**INFORMATION SHOWN**.
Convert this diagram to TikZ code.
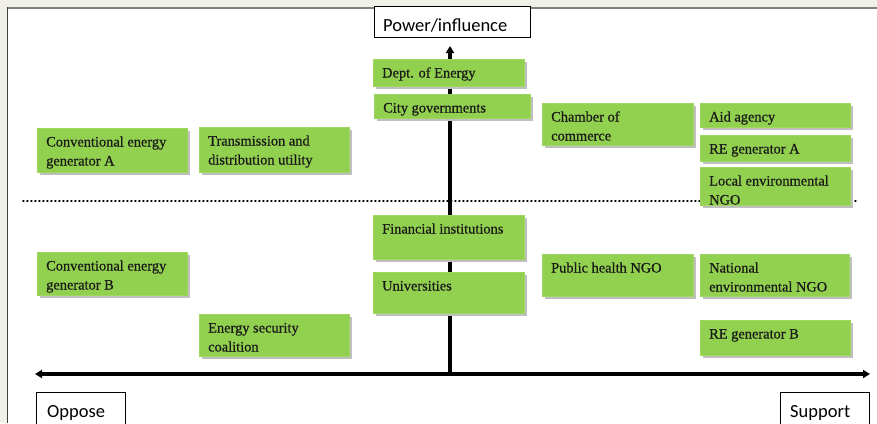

---

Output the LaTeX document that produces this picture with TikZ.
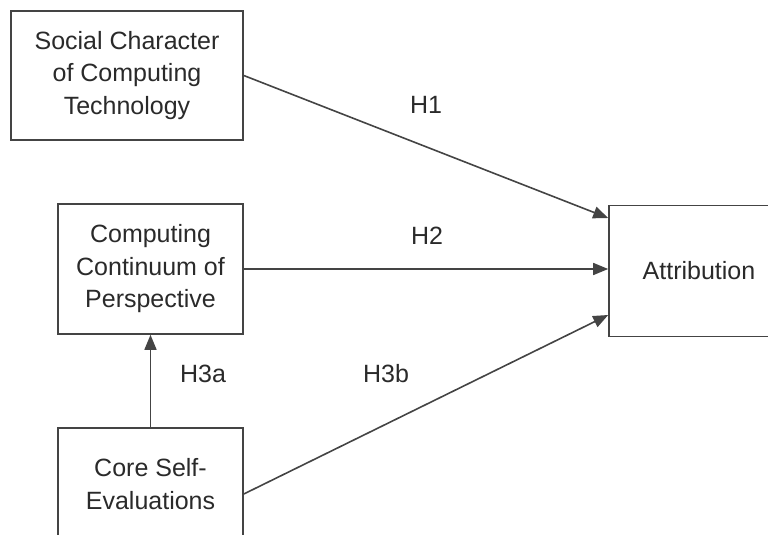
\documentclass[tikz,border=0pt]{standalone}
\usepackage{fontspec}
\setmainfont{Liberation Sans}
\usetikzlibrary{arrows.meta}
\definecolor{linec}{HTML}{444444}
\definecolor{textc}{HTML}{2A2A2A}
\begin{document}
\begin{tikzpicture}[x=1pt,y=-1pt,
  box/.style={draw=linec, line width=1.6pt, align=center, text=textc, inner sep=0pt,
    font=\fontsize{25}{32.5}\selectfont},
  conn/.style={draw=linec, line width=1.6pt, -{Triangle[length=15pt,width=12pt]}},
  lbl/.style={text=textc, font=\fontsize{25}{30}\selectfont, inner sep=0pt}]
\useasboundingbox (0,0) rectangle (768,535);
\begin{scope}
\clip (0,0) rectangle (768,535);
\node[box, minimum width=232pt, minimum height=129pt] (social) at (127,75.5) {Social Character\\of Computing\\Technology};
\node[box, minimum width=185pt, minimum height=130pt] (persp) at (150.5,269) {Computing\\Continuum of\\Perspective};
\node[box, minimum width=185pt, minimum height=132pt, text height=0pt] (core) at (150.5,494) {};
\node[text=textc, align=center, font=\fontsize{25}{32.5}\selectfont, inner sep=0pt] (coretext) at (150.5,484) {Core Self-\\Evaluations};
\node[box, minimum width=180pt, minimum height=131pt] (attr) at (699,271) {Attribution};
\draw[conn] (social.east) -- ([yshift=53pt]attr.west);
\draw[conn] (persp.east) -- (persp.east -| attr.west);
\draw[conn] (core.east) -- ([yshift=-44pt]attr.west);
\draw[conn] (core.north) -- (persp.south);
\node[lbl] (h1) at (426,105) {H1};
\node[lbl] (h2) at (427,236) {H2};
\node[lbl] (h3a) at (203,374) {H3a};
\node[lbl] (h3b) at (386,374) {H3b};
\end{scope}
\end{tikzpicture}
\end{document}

**WHAT TO PRODUCE**. Track down the lines that include the word "this" and copy them.

**FINAL RESULT**.
Convert this diagram to TikZ code.
Output the LaTeX document that produces this picture with TikZ.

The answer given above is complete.